How Global Can Global Public Reason Be? Thinking Through the Secular Problematics of Global Human Rights Discourse
30 Pages Posted: 1 Aug 2011 Last revised: 2 Feb 2015
Date Written: 2011
Joshua Cohen has recently re-modelled Rawls account of public reason into an explicitly global enterprise designed to both engage and regulate human rights discourses. Global public reason is a workhorse of a concept. It not only comes from all peoples and applies to all their varied polities, it also accomplishes a number of tasks including serving as a basis for global justice in an ethically pluralist world by, among other things, providing a framework for legitimating conduct within and between different polities and serving as a common form of practical reason whose content –which conceptions of human rights are an indispensible element of - is potentially common to all.
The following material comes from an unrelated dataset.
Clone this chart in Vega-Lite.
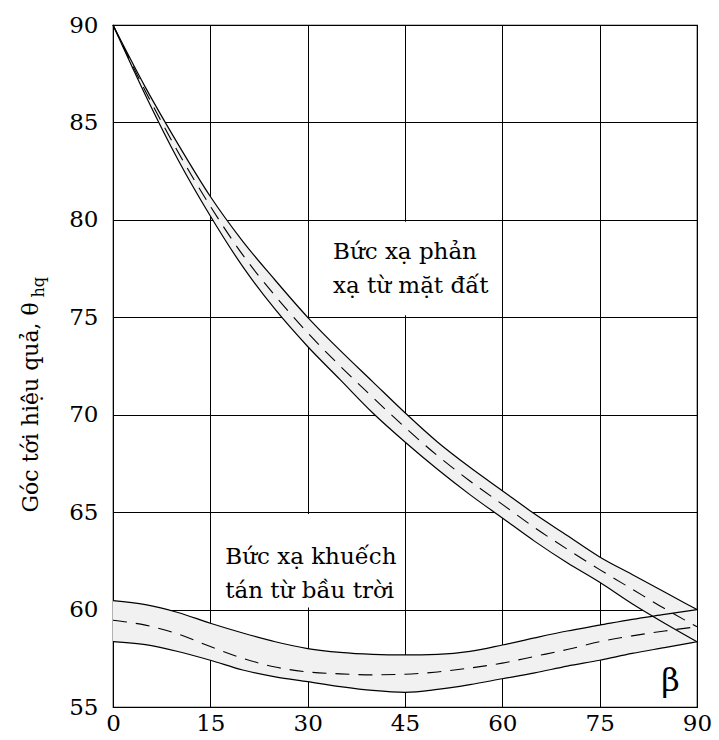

However it is unclear just how global or compelling, global public reason can be and hence how many possible rights discourses it can effectively and/or critically engage. This paper asks a related question of Cohen: Does Cohen’s account of global public reason implicitly invoke a larger secular sensibility despite his wishes not to do so? I will argue that it does but that this is not necessarily a fatal flaw. Turning to the recent works of Charles Taylor, Wendy Brown Seyla Benhabib and Pheng Cheah I will sketch out a secular sensibility that can advance a justificatory minimalist account of human rights in more robust manner than what Cohen offers.